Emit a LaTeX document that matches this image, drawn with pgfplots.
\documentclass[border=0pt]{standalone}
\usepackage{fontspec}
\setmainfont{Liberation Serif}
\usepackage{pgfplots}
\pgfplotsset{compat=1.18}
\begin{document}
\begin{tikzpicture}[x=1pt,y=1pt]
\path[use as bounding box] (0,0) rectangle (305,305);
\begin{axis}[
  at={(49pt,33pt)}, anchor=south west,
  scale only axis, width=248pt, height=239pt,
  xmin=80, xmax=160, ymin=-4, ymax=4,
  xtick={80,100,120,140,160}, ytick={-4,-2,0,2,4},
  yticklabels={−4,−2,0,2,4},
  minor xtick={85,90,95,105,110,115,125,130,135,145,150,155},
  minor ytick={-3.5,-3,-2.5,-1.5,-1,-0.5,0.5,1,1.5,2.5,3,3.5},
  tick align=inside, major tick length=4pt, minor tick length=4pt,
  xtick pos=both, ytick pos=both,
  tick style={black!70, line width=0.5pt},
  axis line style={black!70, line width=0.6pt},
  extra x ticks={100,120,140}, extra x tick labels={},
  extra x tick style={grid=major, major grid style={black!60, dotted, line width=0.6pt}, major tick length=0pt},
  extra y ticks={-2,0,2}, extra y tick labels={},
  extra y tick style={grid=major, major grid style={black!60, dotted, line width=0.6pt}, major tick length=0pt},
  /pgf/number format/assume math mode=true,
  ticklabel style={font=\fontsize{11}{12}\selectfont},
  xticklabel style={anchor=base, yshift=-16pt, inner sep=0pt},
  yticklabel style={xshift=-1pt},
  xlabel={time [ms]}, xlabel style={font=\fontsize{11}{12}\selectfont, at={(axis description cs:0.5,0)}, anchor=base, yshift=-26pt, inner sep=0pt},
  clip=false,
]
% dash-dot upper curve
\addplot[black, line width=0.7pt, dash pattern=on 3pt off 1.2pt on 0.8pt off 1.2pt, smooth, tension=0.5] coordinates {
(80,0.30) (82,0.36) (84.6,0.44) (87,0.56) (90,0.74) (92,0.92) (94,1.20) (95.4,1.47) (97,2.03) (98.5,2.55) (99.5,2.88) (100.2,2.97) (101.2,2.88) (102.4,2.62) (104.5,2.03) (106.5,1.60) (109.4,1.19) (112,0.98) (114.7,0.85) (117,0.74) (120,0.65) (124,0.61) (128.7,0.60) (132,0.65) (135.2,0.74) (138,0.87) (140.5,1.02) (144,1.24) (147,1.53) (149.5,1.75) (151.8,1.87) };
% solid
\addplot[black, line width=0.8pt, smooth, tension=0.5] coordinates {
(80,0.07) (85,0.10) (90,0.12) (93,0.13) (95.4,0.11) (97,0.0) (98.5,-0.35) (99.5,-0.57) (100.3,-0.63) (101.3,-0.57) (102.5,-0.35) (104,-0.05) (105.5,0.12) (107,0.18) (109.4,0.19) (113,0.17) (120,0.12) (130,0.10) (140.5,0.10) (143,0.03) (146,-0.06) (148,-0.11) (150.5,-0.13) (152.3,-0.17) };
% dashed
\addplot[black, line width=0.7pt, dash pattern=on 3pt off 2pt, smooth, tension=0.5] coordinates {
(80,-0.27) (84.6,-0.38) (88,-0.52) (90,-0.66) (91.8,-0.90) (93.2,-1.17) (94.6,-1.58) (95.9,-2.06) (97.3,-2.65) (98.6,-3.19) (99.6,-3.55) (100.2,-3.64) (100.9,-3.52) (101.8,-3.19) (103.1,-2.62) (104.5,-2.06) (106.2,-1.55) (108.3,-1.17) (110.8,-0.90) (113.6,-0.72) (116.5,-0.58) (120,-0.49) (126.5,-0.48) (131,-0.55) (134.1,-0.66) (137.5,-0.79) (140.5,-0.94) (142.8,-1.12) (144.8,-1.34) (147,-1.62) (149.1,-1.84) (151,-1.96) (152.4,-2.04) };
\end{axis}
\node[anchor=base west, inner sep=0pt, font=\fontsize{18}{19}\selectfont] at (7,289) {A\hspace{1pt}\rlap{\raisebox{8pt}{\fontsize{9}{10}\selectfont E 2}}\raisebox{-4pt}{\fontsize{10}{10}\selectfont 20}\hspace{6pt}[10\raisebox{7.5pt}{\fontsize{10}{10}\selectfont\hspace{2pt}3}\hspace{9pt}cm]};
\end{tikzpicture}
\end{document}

==

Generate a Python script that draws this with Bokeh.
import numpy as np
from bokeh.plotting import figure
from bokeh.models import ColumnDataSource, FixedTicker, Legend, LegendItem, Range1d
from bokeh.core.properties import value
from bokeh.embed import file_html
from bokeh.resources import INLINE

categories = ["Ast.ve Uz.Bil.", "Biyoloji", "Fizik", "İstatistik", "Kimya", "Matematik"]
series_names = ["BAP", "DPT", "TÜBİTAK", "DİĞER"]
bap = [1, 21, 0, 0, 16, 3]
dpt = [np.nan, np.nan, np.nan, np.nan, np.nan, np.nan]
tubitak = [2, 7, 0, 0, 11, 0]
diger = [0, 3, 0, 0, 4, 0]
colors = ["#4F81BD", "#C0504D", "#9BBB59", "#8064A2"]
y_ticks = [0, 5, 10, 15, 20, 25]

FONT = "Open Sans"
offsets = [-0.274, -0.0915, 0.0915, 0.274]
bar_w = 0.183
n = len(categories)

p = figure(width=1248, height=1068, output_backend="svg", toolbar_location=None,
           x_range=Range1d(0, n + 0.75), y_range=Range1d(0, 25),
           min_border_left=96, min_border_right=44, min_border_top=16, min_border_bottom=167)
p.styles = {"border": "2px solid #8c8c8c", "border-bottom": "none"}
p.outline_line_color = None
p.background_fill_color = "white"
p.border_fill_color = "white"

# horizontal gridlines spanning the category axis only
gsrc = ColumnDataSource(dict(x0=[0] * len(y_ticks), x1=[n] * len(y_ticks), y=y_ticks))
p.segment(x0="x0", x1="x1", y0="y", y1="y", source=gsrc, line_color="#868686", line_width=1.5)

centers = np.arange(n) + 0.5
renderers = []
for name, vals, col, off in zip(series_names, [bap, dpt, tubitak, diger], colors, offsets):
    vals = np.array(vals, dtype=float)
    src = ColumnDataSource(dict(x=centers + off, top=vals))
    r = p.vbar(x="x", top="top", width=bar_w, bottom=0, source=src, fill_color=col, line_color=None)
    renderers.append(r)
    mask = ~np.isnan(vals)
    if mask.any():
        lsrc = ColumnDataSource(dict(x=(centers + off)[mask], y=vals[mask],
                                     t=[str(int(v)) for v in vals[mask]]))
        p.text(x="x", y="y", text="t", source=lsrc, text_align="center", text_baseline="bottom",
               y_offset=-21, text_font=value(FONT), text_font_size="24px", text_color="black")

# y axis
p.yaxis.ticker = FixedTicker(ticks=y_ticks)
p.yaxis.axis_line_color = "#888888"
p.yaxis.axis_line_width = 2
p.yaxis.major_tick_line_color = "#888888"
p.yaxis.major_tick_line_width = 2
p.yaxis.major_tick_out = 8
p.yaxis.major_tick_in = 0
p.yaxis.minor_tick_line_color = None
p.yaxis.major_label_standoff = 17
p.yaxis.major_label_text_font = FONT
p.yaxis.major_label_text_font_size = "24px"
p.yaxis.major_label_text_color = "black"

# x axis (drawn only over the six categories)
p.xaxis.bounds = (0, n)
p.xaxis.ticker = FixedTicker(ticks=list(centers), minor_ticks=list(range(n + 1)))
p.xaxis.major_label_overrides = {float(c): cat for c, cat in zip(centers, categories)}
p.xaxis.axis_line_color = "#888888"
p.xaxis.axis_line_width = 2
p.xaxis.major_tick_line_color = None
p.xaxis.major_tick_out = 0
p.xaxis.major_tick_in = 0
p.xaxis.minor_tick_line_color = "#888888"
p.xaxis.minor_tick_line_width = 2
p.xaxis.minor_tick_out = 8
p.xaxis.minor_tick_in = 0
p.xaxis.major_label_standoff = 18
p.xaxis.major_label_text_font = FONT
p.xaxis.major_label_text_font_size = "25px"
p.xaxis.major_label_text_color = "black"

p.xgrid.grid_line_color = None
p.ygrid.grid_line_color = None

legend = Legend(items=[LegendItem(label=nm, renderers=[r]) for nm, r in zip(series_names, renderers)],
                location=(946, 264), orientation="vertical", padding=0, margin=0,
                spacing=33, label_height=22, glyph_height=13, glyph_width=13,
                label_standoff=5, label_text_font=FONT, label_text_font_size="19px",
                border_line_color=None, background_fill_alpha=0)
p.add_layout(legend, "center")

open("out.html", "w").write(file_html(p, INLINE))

--

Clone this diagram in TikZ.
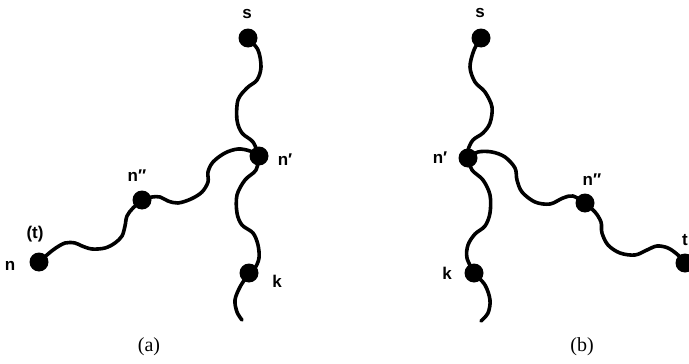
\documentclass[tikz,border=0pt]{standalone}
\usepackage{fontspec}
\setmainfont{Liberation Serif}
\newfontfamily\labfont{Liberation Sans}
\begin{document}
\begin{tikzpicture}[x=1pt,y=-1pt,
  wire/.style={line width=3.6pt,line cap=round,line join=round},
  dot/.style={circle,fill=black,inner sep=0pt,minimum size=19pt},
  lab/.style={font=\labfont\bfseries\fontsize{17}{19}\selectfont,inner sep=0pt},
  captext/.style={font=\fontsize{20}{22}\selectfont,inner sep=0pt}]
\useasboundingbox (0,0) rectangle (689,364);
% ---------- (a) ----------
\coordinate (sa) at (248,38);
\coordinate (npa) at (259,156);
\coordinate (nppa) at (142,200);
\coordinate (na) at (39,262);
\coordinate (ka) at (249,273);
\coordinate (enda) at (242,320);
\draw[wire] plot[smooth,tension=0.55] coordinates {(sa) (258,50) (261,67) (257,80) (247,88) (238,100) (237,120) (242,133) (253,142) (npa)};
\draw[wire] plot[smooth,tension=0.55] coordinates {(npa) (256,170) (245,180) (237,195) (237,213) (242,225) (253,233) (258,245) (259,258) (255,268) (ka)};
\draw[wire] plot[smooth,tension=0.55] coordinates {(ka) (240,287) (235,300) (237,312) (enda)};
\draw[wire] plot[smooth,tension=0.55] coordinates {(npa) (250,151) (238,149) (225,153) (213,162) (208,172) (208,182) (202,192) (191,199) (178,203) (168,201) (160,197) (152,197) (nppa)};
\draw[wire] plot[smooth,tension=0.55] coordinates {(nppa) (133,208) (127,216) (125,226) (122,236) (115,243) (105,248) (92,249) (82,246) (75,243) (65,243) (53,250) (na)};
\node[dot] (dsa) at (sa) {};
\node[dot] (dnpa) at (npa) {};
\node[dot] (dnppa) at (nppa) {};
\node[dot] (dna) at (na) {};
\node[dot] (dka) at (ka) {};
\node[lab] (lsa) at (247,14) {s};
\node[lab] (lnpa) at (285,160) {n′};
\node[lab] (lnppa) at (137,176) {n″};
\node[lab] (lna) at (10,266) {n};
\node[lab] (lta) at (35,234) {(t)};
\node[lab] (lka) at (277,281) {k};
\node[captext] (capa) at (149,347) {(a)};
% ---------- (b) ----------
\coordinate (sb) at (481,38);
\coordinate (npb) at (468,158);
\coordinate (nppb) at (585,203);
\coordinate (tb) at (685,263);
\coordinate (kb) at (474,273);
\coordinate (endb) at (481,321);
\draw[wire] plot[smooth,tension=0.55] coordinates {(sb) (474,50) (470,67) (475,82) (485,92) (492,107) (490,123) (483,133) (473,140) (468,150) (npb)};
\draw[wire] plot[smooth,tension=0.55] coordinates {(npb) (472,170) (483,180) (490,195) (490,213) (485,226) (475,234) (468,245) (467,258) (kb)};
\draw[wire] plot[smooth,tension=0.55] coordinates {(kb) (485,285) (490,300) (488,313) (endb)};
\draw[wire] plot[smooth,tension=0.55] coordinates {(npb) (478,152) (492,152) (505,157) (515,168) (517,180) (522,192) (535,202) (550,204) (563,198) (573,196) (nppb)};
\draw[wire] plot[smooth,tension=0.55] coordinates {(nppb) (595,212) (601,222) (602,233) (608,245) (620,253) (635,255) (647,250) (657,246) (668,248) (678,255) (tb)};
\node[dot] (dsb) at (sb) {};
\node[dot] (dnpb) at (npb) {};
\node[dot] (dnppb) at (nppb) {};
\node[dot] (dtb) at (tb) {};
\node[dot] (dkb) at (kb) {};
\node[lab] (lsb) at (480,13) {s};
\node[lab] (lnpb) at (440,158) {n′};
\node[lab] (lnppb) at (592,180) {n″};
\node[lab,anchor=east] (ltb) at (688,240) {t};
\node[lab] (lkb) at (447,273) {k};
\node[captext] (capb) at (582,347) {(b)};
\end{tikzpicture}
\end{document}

SHORT EXERCISE - Copy each line from the data above that includes "with".

WORKED SOLUTION -
Emit a LaTeX document that matches this image, drawn with pgfplots.
Generate a Python script that draws this with Bokeh.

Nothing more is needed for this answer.